Implications for Development and Maintenance

The 18-month median lifespan means that development teams must operate with a constant upgrade cycle in mind. This isn't just about fixing bugs; it's about planning for feature deprecation, API changes, and ensuring compatibility with newer operating systems or hardware. For teams that build complex applications or rely on third-party libraries, this short lifespan translates directly into increased engineering effort and budget allocation for regular updates and migrations. Failing to keep pace can lead to technical debt, security vulnerabilities, and an inability to leverage new features or performance improvements.

Consider the process of integrating a new piece of software. If its typical lifespan is 18 months, a significant portion of the initial integration effort must be factored into future upgrade projects. This requires a shift in mindset from a 'set it and forget it' approach to continuous lifecycle management. The cost of maintaining software is not just about the initial development but the ongoing burden of keeping it current. This data suggests that burden is substantial and predictable.

A chart illustrating the distribution of software version lifespans, highlighting the median and mean.

Security Posture and Risk Management

From a security perspective, the 18-month median is a critical data point. Software versions that are no longer supported by their vendors are prime targets for attackers. They often contain known vulnerabilities that will never be patched. Organizations must have robust processes in place to identify and upgrade unsupported software promptly. This study underscores the urgency: if a version is nearing its 18-month mark, it is likely approaching its end-of-life, and a migration plan should already be well underway.
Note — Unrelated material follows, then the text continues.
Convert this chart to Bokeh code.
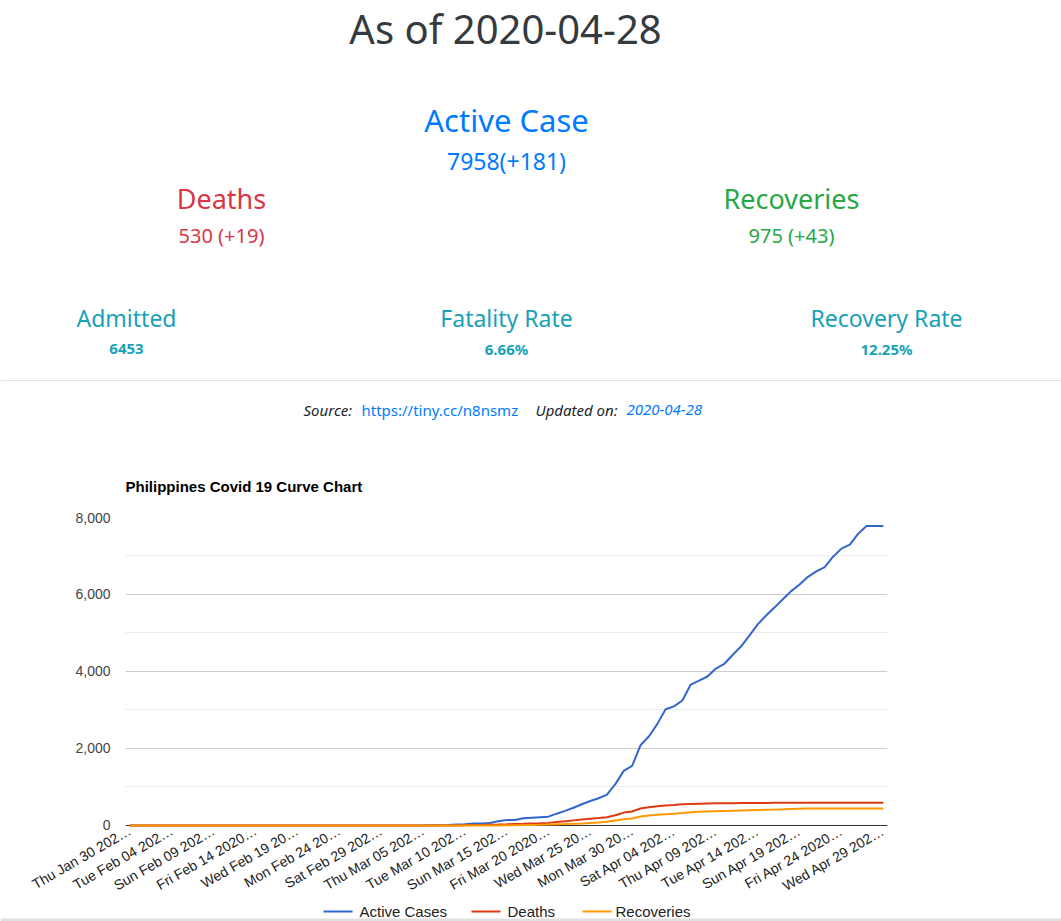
import math
from bokeh.plotting import figure
from bokeh.layouts import column, row
from bokeh.models import Range1d, FixedTicker, NumeralTickFormatter, Span
from bokeh.core.properties import value
from bokeh.embed import file_html
from bokeh.resources import INLINE

# ---------------- data ----------------
as_of = "2020-04-28"
active_total, active_new = 7958, 181
deaths_total, deaths_new = 530, 19
recov_total, recov_new = 975, 43
admitted = 6453
fatality_rate = "6.66%"
recovery_rate = "12.25%"
source_url = "https://tiny.cc/n8nsmz"

tick_labels = ["Thu Jan 30 202\u2026", "Tue Feb 04 202\u2026", "Sun Feb 09 202\u2026", "Fri Feb 14 2020\u2026",
               "Wed Feb 19 20\u2026", "Mon Feb 24 20\u2026", "Sat Feb 29 202\u2026", "Thu Mar 05 202\u2026",
               "Tue Mar 10 202\u2026", "Sun Mar 15 202\u2026", "Fri Mar 20 2020\u2026", "Wed Mar 25 20\u2026",
               "Mon Mar 30 20\u2026", "Sat Apr 04 202\u2026", "Thu Apr 09 202\u2026", "Tue Apr 14 202\u2026",
               "Sun Apr 19 202\u2026", "Fri Apr 24 2020\u2026", "Wed Apr 29 202\u2026"]

# one value per day, Jan 30 .. Apr 29 2020
active_cases = [1, 1, 1, 2, 2, 3, 3, 3, 3, 3, 3, 3, 3, 3, 3, 3, 3, 3, 3, 3, 3, 3, 3, 3, 3, 3, 3, 3, 3, 3,
                3, 3, 3, 3, 3, 3, 5, 6, 10, 24, 33, 49, 52, 64, 111, 140, 142, 187, 202, 217,
                230, 307, 380, 462, 552, 636, 707, 803, 1075, 1418, 1546, 2084, 2311, 2633, 3018, 3094, 3246, 3660, 3764, 3870,
                4076, 4195, 4428, 4648, 4932, 5223, 5453, 5660, 5878, 6087, 6259, 6459, 6599, 6710, 6981, 7192, 7294, 7579, 7777, 7777,
                7777]
deaths = [0, 0, 0, 0, 0, 0, 0, 0, 0, 0, 0, 0, 0, 0, 0, 0, 0, 0, 0, 0, 0, 0, 0, 0, 0, 0, 0, 0, 0, 0,
          0, 0, 0, 0, 0, 0, 0, 0, 0, 0, 5, 10, 15, 20, 25, 32, 40, 46, 53, 60,
          68, 90, 110, 133, 156, 177, 195, 215, 265, 335, 365, 440, 475, 500, 518, 533, 550, 560, 566, 571,
          575, 578, 581, 583, 585, 586, 587, 588, 589, 590, 592, 592, 592, 592, 592, 592, 592, 592, 592, 592,
          592]
recoveries = [0, 0, 0, 0, 0, 0, 0, 0, 0, 0, 0, 0, 0, 0, 0, 0, 0, 0, 0, 0, 0, 0, 0, 0, 0, 0, 0, 0, 0, 0,
              0, 0, 0, 0, 0, 0, 0, 0, 0, 0, 0, 0, 0, 0, 3, 6, 9, 12, 16, 20,
              26, 32, 38, 45, 52, 62, 75, 95, 130, 160, 180, 235, 260, 280, 290, 305, 322, 342, 357, 365,
              372, 379, 386, 392, 398, 403, 408, 413, 420, 430, 437, 441, 442, 442, 442, 442, 442, 442, 442, 442,
              442]
series_names = ["Active Cases", "Deaths", "Recoveries"]
series_colors = ["#3366cc", "#dc3912", "#ff9900"]
y_ticks = [0, 2000, 4000, 6000, 8000]
y_minor = [1000, 3000, 5000, 7000]

day_idx = list(range(len(active_cases)))
tick_idx = list(range(0, len(active_cases), 5))

W = 1061
HF = "Noto Sans"
CF = "Liberation Sans"


def bare(fig):
    fig.axis.visible = False
    fig.grid.visible = False
    fig.outline_line_color = None


def txt(fig, x, y, s, size, color, style="normal", align="center", font=HF):
    fig.text(x=[x], y=[y], text=[s], text_font=value(font), text_font_size=value(f"{size}px"),
             text_color=color, text_font_style=style, text_align=align, text_baseline="middle")


# ---------------- header ----------------
H1 = 500
hdr = figure(width=W, height=H1, x_range=Range1d(0, W), y_range=Range1d(H1, 0),
             output_backend="svg", toolbar_location=None, min_border=0)
bare(hdr)

txt(hdr, 505, 28, f"As of {as_of}", 40, "#343a40")
txt(hdr, 506, 119, "Active Case", 31, "#007bff")
txt(hdr, 506, 160, f"{active_total}(+{active_new})", 23, "#007bff")
txt(hdr, 221, 198, "Deaths", 27, "#dc3545")
txt(hdr, 221, 235, f"{deaths_total} (+{deaths_new})", 20, "#dc3545")
txt(hdr, 791, 198, "Recoveries", 27, "#28a745")
txt(hdr, 791, 235, f"{recov_total} (+{recov_new})", 20, "#28a745")
txt(hdr, 126, 317, "Admitted", 23, "#17a2b8")
txt(hdr, 126, 348, f"{admitted}", 15, "#17a2b8", style="bold")
txt(hdr, 506, 317, "Fatality Rate", 23, "#17a2b8")
txt(hdr, 506, 348, fatality_rate, 15, "#17a2b8", style="bold")
txt(hdr, 886, 317, "Recovery Rate", 23, "#17a2b8")
txt(hdr, 886, 348, recovery_rate, 15, "#17a2b8", style="bold")
hdr.add_layout(Span(location=380, dimension="width", line_color="#e3e3e3", line_width=1))
txt(hdr, 303, 409, "Source:", 15, "#212529", style="italic", align="left")
txt(hdr, 361, 409, source_url, 15, "#007bff", align="left")
txt(hdr, 535, 409, "Updated on:", 15, "#212529", style="italic", align="left")
txt(hdr, 626, 409, as_of, 15, "#007bff", style="italic", align="left")
txt(hdr, 125, 486, "Philippines Covid 19 Curve Chart", 15, "#000000", style="bold", align="left", font=CF)

# ---------------- chart ----------------
TOP, FRAME, BOTTOM = 17, 310, 76
H2 = TOP + FRAME + BOTTOM
p = figure(width=W, height=H2, x_range=Range1d(-0.5, len(active_cases) - 0.5), y_range=Range1d(-52, 8000),
           output_backend="svg", toolbar_location=None,
           min_border_left=125, min_border_right=174, min_border_top=TOP, min_border_bottom=BOTTOM)
p.outline_line_color = None
p.xgrid.visible = False
yt = FixedTicker(ticks=y_ticks, minor_ticks=y_minor)
p.ygrid.ticker = yt
p.ygrid.grid_line_color = "#cccccc"
p.ygrid.minor_grid_line_color = "#ebebeb"

for ax in (p.xaxis[0], p.yaxis[0]):
    ax.axis_line_color = None
    ax.major_tick_line_color = None
    ax.minor_tick_line_color = None
    ax.major_tick_out = 0
    ax.major_tick_in = 0
    ax.minor_tick_out = 0
    ax.minor_tick_in = 0
    ax.major_label_text_font = CF
    ax.major_label_text_font_size = "14px"

p.yaxis.ticker = yt
p.yaxis.formatter = NumeralTickFormatter(format="0,0")
p.yaxis.major_label_standoff = 15
p.yaxis.major_label_text_color = "#444444"

p.xaxis.ticker = FixedTicker(ticks=tick_idx)
p.xaxis.major_label_overrides = {i: lab for i, lab in zip(tick_idx, tick_labels)}
p.xaxis.major_label_orientation = math.pi / 6
p.xaxis.major_label_standoff = 2
p.xaxis.major_label_text_color = "#222222"

p.add_layout(Span(location=0, dimension="width", line_color="#333333", line_width=1, level="underlay"))

for ys, c in zip([active_cases, deaths, recoveries], series_colors):
    p.line(day_idx, ys, line_color=c, line_width=2)

# ---------------- legend ----------------
H3 = 921 - H1 - H2
LY = 911 - H1 - H2
lg = figure(width=W, height=H3, x_range=Range1d(0, W), y_range=Range1d(H3, 0),
            output_backend="svg", toolbar_location=None, min_border=0)
bare(lg)
lx0 = [323, 471, 582]
lx1 = [352, 500, 611]
ltx = [359, 507, 615]
lg.segment(x0=lx0, x1=lx1, y0=[LY] * 3, y1=[LY] * 3, line_color=series_colors, line_width=2)
lg.text(x=ltx, y=[LY] * 3, text=series_names, text_font=value(CF), text_font_size=value("15px"),
        text_color="#222222", text_align="left", text_baseline="middle")
lg.add_layout(Span(location=H3 - 1.5, dimension="width", line_color="#e0e0e0", line_width=3))

layout = column(row(hdr), p, row(lg), spacing=0)
open("out.html", "w").write(file_html(layout, INLINE))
The challenge for security teams is to maintain an accurate inventory of all deployed software, track their end-of-life dates, and ensure timely patching or replacement. This becomes exponentially harder with the proliferation of software across an organization. The median lifespan suggests that even for actively maintained software, the window for vulnerability exploitation before a patch is no longer available is relatively short. Organizations that lag behind this median risk exposing themselves to a growing number of unpatchable threats.

The data suggests that the days of software versions living for several years are increasingly rare outside of specialized enterprise contexts. For the vast majority of software, developers and users must accept and plan for a rapid obsolescence cycle. This necessitates a proactive approach to software asset management and a commitment to ongoing investment in upgrades, rather than viewing software deployment as a one-time event.

Broader Industry Impact

This analysis challenges the traditional notions of software longevity. It suggests that the industry is accelerating, driven by faster development cycles, the rapid pace of technological change, and a greater emphasis on continuous delivery. For founders, this means that product roadmaps must account for the accelerated lifecycle of their own software dependencies, and potentially the expected lifespan of their own products in the market. For users, it means budgeting for more frequent upgrades and understanding that the 'stable' version they adopted today may require replacement sooner than anticipated.

The study from endoflife.ai provides concrete numbers to a feeling many in the tech industry have experienced: software doesn't last as long as it used to. This data can inform purchasing decisions, IT strategy, and development methodologies. It highlights the ongoing importance of understanding software supply chains and the critical need for automation in managing software lifecycles to mitigate risks and control costs.

The question that remains is how organizations can best adapt their strategies to this accelerated pace. Is it through more aggressive adoption of SaaS solutions where vendors manage the lifecycle, or by building more resilient, modular architectures that allow for easier component replacement? The 18-month median is a call to action, pushing the industry to confront the reality of software's diminishing lifespan.